Search the data for the string "this" and extract every line where it appears.

═══ DATA TO PROCESS

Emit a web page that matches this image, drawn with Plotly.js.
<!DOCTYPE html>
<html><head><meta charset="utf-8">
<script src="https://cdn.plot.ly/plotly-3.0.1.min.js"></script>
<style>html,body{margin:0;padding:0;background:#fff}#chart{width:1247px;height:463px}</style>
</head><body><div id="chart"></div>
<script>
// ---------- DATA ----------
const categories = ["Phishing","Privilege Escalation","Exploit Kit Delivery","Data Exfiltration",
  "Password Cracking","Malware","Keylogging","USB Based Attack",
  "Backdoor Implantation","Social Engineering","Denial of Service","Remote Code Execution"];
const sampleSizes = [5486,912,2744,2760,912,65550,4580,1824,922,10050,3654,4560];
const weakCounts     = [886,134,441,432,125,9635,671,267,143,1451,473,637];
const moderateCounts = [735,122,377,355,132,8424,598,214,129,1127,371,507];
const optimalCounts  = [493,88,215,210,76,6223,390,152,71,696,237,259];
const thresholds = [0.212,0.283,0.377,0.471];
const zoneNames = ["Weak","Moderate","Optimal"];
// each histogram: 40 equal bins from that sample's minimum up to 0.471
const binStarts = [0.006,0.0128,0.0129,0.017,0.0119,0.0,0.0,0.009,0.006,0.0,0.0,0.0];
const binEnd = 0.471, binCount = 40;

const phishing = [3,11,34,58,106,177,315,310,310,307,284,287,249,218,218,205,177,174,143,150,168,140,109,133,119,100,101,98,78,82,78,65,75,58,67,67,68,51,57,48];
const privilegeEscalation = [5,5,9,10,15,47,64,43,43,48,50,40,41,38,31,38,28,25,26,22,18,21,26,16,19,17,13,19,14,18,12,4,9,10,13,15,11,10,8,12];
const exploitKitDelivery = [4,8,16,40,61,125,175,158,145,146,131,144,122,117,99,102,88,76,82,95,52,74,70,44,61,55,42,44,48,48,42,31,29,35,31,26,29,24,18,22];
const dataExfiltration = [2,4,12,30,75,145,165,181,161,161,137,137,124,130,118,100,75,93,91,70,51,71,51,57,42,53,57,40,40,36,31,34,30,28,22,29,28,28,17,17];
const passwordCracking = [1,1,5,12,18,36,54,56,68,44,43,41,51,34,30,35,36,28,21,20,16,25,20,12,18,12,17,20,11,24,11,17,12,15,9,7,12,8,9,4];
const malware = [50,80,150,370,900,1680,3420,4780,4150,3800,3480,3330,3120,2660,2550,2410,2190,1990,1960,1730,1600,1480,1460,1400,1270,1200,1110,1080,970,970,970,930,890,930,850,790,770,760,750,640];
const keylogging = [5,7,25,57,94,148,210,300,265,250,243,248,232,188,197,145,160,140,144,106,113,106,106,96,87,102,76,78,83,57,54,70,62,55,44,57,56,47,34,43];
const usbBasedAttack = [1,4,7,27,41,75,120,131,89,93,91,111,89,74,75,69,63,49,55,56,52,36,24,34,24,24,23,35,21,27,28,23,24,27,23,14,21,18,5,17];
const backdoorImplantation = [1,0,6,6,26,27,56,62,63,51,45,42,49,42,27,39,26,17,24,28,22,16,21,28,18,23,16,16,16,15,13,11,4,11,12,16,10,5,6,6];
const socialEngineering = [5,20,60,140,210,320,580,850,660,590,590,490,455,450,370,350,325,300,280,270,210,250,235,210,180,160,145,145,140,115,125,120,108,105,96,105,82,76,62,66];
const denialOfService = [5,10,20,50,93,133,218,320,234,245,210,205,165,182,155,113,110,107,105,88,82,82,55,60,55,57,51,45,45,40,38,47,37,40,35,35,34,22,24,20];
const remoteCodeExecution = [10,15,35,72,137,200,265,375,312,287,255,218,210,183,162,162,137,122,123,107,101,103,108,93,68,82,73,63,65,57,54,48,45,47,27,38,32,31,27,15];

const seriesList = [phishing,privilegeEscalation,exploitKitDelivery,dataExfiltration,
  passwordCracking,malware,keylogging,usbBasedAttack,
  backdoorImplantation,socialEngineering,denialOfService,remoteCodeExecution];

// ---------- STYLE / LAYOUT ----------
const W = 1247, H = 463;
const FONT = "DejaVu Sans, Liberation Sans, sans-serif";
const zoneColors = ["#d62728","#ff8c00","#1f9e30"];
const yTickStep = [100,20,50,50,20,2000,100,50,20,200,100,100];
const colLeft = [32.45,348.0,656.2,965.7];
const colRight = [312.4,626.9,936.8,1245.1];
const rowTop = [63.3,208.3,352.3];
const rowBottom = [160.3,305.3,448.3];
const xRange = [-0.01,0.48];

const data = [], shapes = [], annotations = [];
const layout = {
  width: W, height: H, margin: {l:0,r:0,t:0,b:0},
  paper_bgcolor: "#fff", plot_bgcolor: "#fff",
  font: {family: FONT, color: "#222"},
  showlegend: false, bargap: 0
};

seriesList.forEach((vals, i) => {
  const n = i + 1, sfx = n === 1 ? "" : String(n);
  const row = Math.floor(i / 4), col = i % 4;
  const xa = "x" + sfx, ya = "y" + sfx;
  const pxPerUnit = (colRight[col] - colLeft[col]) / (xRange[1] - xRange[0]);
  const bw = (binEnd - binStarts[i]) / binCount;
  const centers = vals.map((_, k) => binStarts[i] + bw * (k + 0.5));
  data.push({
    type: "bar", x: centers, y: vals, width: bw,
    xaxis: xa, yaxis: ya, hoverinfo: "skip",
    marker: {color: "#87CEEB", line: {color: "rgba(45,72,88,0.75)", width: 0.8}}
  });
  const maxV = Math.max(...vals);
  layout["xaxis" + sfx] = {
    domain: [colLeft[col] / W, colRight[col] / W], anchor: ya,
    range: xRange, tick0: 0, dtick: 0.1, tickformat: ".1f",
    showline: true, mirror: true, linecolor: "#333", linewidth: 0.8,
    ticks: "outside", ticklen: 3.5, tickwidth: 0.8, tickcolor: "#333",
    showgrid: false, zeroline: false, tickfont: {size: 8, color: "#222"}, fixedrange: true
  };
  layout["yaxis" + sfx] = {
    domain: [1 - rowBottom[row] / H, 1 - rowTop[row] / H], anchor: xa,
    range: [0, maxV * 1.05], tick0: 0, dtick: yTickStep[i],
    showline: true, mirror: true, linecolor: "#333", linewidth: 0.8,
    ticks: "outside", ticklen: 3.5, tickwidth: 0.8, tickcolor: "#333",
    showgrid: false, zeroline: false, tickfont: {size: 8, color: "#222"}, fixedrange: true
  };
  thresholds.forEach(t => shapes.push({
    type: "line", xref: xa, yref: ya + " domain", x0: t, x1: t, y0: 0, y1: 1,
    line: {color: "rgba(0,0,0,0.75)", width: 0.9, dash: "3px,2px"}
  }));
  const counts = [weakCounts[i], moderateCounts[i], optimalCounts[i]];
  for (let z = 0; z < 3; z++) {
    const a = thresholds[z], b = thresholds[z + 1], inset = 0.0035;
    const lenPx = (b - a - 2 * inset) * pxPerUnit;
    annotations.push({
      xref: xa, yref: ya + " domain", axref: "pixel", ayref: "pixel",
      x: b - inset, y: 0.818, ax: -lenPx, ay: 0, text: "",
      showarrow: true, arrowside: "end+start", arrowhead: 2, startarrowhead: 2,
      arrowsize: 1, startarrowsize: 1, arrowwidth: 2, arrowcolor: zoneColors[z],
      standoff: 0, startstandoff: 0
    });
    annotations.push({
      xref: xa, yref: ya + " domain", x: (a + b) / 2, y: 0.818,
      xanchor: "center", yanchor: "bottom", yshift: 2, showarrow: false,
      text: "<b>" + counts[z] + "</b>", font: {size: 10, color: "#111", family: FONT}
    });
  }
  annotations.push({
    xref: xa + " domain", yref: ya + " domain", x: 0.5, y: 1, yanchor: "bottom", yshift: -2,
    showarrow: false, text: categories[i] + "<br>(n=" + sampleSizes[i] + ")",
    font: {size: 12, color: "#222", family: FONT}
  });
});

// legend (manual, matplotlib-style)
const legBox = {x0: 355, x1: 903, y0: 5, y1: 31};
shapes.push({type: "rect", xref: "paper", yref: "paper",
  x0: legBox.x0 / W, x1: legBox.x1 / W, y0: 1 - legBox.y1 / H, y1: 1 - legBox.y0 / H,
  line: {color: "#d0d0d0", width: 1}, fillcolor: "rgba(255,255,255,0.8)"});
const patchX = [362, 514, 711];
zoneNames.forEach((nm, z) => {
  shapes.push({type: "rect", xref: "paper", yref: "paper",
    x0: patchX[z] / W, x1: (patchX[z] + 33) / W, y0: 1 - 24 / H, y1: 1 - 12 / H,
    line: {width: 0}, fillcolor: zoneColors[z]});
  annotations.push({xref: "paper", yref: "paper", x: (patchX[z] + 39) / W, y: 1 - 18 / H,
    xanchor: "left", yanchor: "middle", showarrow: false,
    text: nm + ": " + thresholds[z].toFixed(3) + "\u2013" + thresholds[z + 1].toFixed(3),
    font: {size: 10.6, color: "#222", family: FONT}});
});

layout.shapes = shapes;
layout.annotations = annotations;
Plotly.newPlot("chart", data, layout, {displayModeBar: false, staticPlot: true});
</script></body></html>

══════
═══ DATA TO PROCESS

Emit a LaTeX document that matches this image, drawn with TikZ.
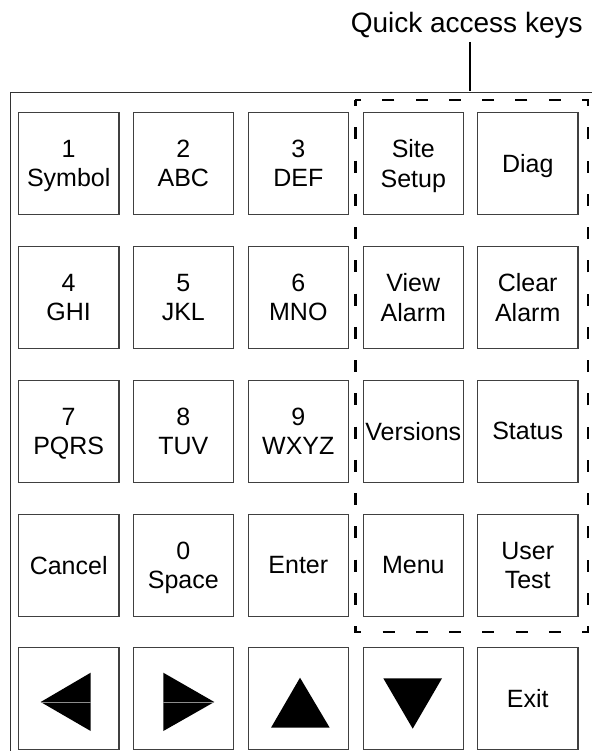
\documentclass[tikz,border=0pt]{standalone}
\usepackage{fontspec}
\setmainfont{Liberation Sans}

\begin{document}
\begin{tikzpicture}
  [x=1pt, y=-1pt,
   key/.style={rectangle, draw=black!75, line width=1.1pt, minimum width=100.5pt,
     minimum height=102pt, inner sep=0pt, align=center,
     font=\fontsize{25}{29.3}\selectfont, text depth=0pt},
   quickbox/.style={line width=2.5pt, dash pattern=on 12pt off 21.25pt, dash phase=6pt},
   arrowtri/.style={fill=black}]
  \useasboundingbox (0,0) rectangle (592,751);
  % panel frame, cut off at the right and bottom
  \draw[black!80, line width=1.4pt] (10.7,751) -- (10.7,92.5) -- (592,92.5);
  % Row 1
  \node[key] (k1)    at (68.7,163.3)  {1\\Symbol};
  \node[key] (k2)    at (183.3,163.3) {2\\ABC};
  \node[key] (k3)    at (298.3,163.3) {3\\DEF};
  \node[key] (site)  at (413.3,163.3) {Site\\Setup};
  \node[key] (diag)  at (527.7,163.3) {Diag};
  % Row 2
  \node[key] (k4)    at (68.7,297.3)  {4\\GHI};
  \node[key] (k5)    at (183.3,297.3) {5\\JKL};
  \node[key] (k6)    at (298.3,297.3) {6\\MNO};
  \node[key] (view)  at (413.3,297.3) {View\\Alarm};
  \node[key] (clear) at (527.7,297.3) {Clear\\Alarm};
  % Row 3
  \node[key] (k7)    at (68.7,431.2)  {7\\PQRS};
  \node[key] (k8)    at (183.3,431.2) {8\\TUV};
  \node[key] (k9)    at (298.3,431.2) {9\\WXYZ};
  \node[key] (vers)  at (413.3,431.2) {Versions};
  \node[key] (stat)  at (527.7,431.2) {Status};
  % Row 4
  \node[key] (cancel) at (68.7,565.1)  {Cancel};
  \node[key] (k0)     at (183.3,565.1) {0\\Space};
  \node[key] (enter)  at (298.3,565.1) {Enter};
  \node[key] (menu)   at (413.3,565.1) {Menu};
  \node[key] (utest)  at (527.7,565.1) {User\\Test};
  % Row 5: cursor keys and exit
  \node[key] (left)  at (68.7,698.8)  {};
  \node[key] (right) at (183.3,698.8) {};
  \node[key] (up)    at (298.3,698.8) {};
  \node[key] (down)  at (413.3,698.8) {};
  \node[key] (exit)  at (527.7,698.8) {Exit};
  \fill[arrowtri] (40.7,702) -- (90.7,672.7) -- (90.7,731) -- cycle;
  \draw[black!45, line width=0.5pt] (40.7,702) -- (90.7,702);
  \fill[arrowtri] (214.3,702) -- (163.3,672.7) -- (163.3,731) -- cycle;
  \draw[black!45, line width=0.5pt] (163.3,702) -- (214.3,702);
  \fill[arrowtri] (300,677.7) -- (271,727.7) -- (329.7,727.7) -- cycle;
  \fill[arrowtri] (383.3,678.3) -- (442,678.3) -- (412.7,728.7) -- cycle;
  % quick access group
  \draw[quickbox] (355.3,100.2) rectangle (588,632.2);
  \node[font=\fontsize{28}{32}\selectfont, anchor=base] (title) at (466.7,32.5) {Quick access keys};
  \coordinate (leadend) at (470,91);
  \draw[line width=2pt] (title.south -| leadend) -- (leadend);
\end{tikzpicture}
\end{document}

══════
═══ DATA TO PROCESS

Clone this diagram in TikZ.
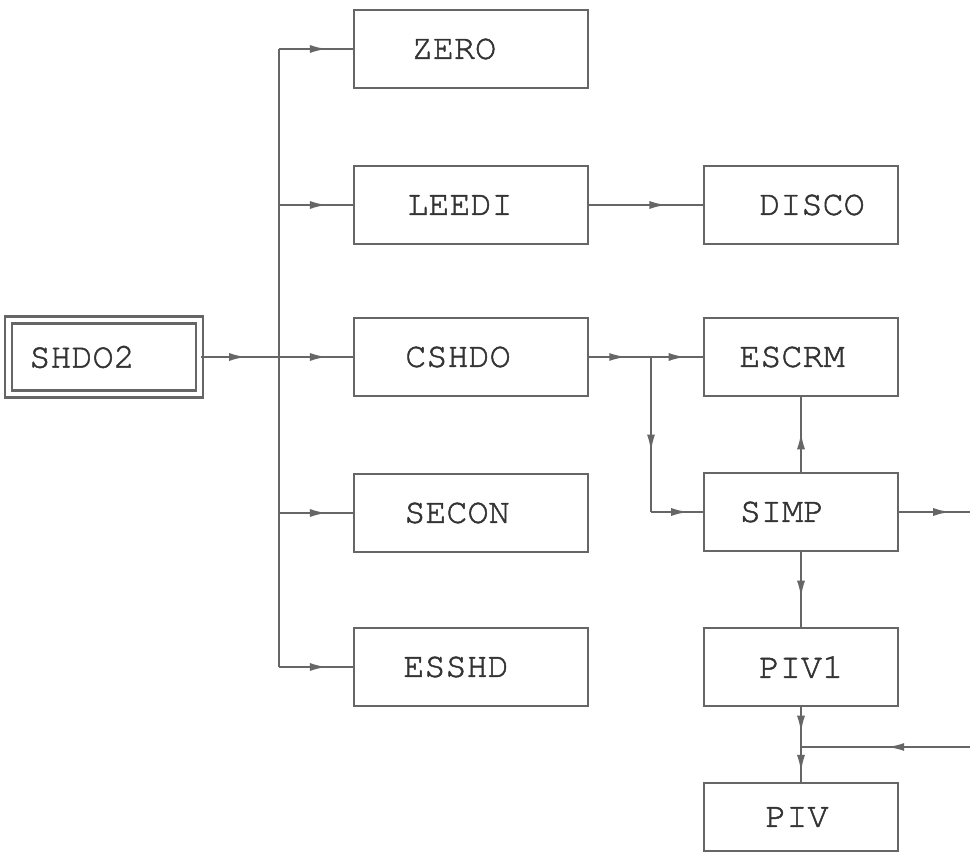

══════

• THE OUTPUT
Emit a web page that matches this image, drawn with Plotly.js.
Emit a LaTeX document that matches this image, drawn with TikZ.
Clone this diagram in TikZ.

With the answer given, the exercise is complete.